[Dataset entries]
►

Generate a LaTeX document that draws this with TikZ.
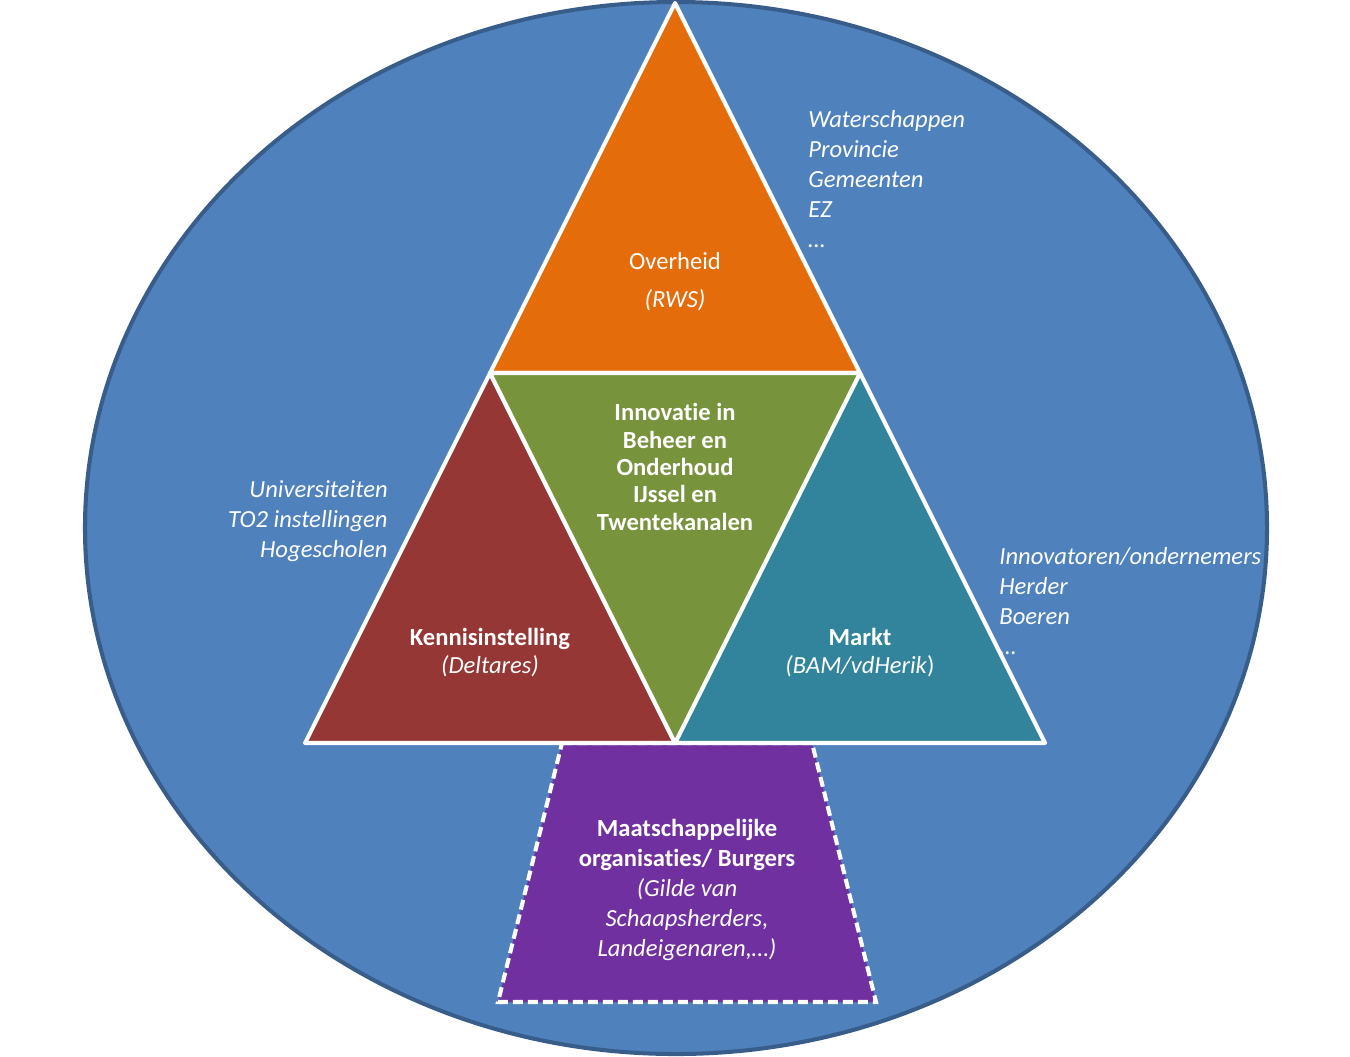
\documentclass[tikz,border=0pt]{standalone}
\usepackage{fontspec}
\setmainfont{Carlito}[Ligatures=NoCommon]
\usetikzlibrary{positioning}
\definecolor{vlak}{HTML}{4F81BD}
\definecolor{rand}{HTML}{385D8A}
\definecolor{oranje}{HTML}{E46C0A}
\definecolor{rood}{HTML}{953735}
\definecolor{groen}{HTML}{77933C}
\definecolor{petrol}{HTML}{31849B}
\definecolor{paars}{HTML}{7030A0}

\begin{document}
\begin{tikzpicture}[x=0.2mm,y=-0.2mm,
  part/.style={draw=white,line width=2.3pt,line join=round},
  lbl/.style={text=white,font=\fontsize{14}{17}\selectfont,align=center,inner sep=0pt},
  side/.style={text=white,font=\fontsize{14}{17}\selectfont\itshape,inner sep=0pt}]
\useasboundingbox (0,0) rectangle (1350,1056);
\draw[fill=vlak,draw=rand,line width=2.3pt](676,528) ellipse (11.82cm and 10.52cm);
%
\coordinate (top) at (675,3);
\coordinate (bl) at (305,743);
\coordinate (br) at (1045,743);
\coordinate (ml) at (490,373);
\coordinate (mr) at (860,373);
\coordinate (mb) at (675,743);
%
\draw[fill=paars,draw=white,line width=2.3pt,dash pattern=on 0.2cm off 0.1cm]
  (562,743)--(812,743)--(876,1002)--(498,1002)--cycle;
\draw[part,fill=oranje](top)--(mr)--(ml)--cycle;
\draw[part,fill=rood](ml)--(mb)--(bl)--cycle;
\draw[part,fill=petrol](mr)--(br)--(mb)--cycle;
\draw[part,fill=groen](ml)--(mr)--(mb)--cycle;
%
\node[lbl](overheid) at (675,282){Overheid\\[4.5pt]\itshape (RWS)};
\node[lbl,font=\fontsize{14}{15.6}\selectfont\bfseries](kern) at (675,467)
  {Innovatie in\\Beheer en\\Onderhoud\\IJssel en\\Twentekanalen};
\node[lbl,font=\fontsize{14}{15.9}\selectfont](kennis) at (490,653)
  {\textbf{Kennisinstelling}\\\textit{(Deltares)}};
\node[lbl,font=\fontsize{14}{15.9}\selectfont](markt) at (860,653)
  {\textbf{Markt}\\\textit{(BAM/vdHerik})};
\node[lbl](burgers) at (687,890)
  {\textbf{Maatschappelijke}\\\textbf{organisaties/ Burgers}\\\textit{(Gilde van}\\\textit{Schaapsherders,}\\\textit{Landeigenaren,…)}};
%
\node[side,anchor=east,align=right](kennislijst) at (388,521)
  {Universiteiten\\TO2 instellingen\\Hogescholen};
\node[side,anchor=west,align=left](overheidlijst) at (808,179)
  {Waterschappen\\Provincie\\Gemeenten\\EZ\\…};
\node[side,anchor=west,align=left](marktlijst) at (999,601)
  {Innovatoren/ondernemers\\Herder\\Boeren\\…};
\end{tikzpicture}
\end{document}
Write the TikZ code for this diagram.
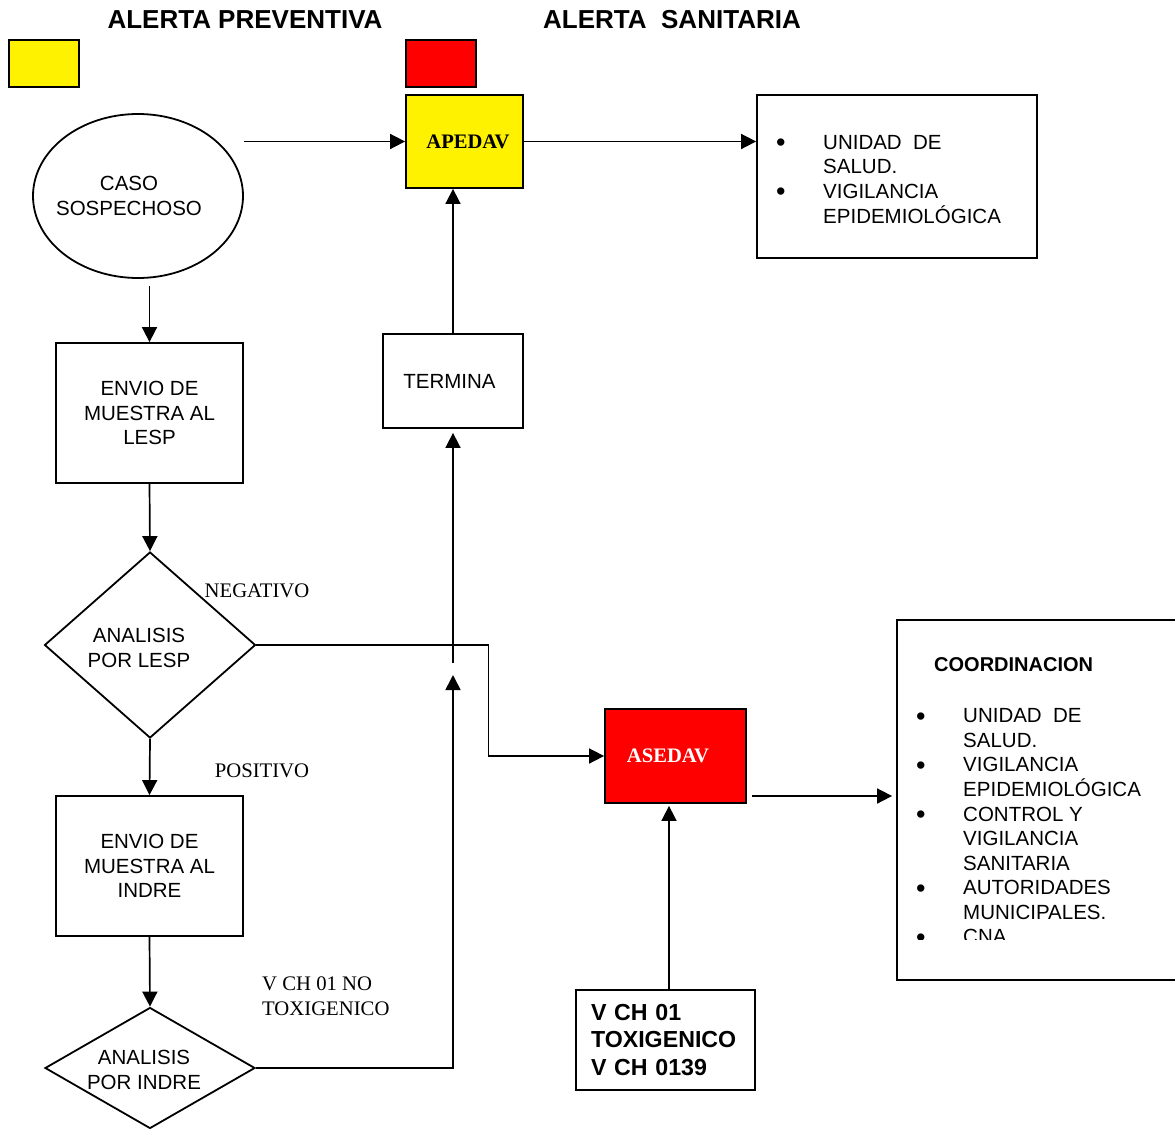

◄

Identify lines with the string "this". Copy each one.

== Task result ==
Generate a LaTeX document that draws this with TikZ.
Write the TikZ code for this diagram.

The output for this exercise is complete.